Ma lo stesso ragionamento vale anche per chi investe in modo generalizzato nelle materie prime, attraverso indici. La tendenza sta di nuovo prendendo piede, con flussi raddoppiati in aprile per Morningstar (a 2,4 miliardi di dollari) e il 13% dei gestori di fondi che a maggio, secondo il sondaggio di Bank of America, sostiene di essere “overweight” sulle commodities, un record da circa un anno.

Anche i rialzi del gas quotato in Europa , come quelli dei metalli, potrebbero in parte dipendere da “scommesse” sulla ripresa dei consumi industriali. Di recente ci sono anche state difficoltà in alcuni impianti di Gnl negli Usa e in Australia, in un periodo di recupero degli acquisti in Asia. C’è stato inoltre il timore di un blocco del gas russo diretto in Austria. Ma i trader “tradizionali”, che scambiano partite fisiche di combustibile, non riscontrano carenze d’offerta, né preoccupano il livello degli stoccaggi o il ritmo delle iniezioni.

L’impressione è piuttosto che vi siano all’opera fondi che non conoscono bene il mercato europeo del gas: fondi Usa, nello specifico, che hanno “riscoperto” le materie prime e tendono a scambiare gas con logiche simili a quelle applicate con il petrolio, si legge in un’analisi di S&P Global Commodity Insights. Forse non a caso i forti movimenti di prezzo avvengono soprattutto nel pomeriggio europeo, quando Oltreoceano i trader si mettono al lavoro.

Molti fondi, comunque sia, sono guidati da algoritmi. E tra i grandi hedge funds cresce anche il ricorso all’intelligenza artificiale generativa, il che complica anche l’interpretazione di quale sia l’innesco per nuovi acquisti (o viceversa per vendite).

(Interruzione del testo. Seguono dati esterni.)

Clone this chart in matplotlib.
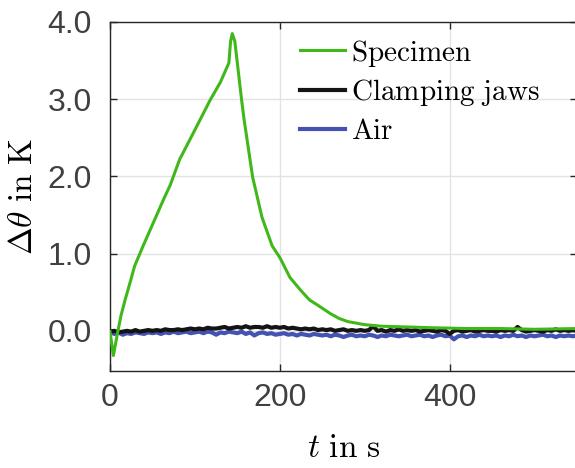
import matplotlib
matplotlib.use("Agg")
import matplotlib.pyplot as plt
import numpy as np

# Specimen temperature rise (irregular sampling)
spec_t = [0, 4, 9, 13, 18, 24, 29, 39, 51, 63, 71, 82, 98, 118, 130, 140,
          142, 144, 147, 155, 158, 168, 179, 191, 200, 212, 225, 235, 245,
          260, 270, 280, 300, 320, 350, 380, 420, 460, 500, 550]
spec_dT = [-0.01, -0.32, -0.02, 0.20, 0.41, 0.64, 0.84, 1.10, 1.40, 1.70,
           1.89, 2.22, 2.56, 2.99, 3.22, 3.47, 3.75, 3.85, 3.75, 2.99, 2.73,
           1.99, 1.47, 1.10, 0.95, 0.69, 0.52, 0.40, 0.33, 0.22, 0.16, 0.12,
           0.08, 0.06, 0.05, 0.04, 0.03, 0.03, 0.02, 0.03]

# Clamping jaws and air, sampled every 5 s from 0 to 550 s
noise_t = list(range(0, 551, 5))
jaws_dT = [
    -0.01, 0.00, -0.02, -0.01, 0.00, -0.01, 0.01, -0.01, 0.00, 0.01,
    0.00, 0.01, 0.00, 0.02, 0.01, 0.01, 0.02, 0.01, 0.02, 0.03,
    0.02, 0.03, 0.02, 0.04, 0.03, 0.03, 0.04, 0.05, 0.03, 0.04,
    0.05, 0.04, 0.06, 0.04, 0.05, 0.05, 0.04, 0.06, 0.04, 0.05,
    0.04, 0.05, 0.03, 0.04, 0.03, 0.02, 0.03, 0.02, 0.03, 0.01,
    0.02, 0.01, 0.02, 0.00, 0.01, 0.02, 0.00, 0.01, 0.00, 0.01,
    0.00, 0.01, 0.06, 0.00, 0.01, -0.01, 0.01, 0.00, 0.02, 0.00,
    0.01, 0.00, 0.01, -0.01, 0.00, 0.01, 0.00, -0.01, 0.01, 0.00,
    -0.04, 0.00, 0.01, -0.01, 0.00, 0.01, -0.01, 0.00, 0.01, 0.00,
    0.00, -0.01, 0.01, 0.00, 0.01, 0.00, 0.05, 0.01, -0.01, 0.00,
    0.01, 0.00, -0.01, 0.01, 0.00, 0.02, 0.00, 0.01, 0.00, 0.01, 0.00,
]
air_dT = [
    -0.01, -0.04, -0.02, -0.05, -0.03, -0.04, -0.02, -0.03, -0.04, -0.02,
    -0.03, -0.02, -0.04, -0.02, -0.03, -0.01, -0.03, -0.02, -0.01, -0.03,
    -0.02, -0.01, -0.03, -0.01, -0.02, -0.05, -0.02, -0.03, -0.01, -0.02,
    -0.03, -0.01, -0.04, -0.02, -0.06, -0.03, -0.02, -0.04, -0.03, -0.05,
    -0.04, -0.03, -0.05, -0.04, -0.06, -0.04, -0.05, -0.06, -0.04, -0.05,
    -0.06, -0.05, -0.07, -0.05, -0.06, -0.08, -0.06, -0.05, -0.07, -0.06,
    -0.07, -0.05, -0.06, -0.08, -0.06, -0.07, -0.05, -0.06, -0.07, -0.06,
    -0.05, -0.07, -0.06, -0.05, -0.07, -0.06, -0.08, -0.06, -0.05, -0.07,
    -0.06, -0.11, -0.07, -0.06, -0.08, -0.06, -0.07, -0.05, -0.07, -0.06,
    -0.07, -0.06, -0.08, -0.06, -0.07, -0.05, -0.07, -0.06, -0.08, -0.06,
    -0.07, -0.06, -0.05, -0.07, -0.06, -0.08, -0.06, -0.07, -0.06, -0.07, -0.06,
]

x_ticks = [0, 200, 400]
y_ticks = [0.0, 1.0, 2.0, 3.0, 4.0]

plt.rcParams["mathtext.fontset"] = "cm"
plt.rcParams["font.family"] = ["Liberation Sans", "DejaVu Sans"]

fig = plt.figure(figsize=(5.75, 4.68), dpi=100)
ax = fig.add_axes([110 / 575, 1 - 371 / 468, 467 / 575, 349 / 468])

h_air, = ax.plot(noise_t, air_dT, color="#4452b4", lw=3.0, zorder=2)
h_jaws, = ax.plot(noise_t, jaws_dT, color="#141414", lw=3.0, zorder=3)
h_spec, = ax.plot(spec_t, spec_dT, color="#40b81a", lw=2.2, zorder=4)

ax.set_xlim(0, 550)
ax.set_ylim(-0.52, 4.0)
ax.set_xticks(x_ticks)
ax.set_yticks(y_ticks)
ax.set_yticklabels([f"{v:.1f}" for v in y_ticks])
ax.tick_params(direction="in", length=5, width=1, labelsize=23,
               labelcolor="#404040", color="#262626", top=True, right=True)
ax.tick_params(axis="y", pad=13)
ax.tick_params(axis="x", pad=9)
ax.grid(color="#e3e3e3", lw=1)
ax.set_axisbelow(True)
for s in ax.spines.values():
    s.set_color("#262626")
    s.set_linewidth(1)

ax.set_xlabel(r"$t\ \mathrm{in\ s}$", fontsize=24, labelpad=14)
ax.set_ylabel(r"$\Delta\theta\ \mathrm{in\ K}$", fontsize=24, labelpad=6)

ax.legend([h_spec, h_jaws, h_air],
          [r"$\mathrm{Specimen}$", r"$\mathrm{Clamping\ jaws}$", r"$\mathrm{Air}$"],
          loc="upper left", bbox_to_anchor=(0.407, 0.955), frameon=False,
          fontsize=21, handlelength=1.55, handletextpad=0.2, labelspacing=0.3,
          borderaxespad=0.0, borderpad=0.0)

fig.savefig("out.png", dpi=100)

Lo stesso vale per i mercati agricoli. Materie prime come il cacao, il caffè e adesso il grano hanno cominciato ad impennarsi a causa di reali timori climatici o comunque relativi all’offerta. Ma quando il rally guadagna troppa forza a un certo punto inizia a vivere di vita propria, alimentandosi di segnali tecnici che inducono molti fondi a seguire il “momentum”.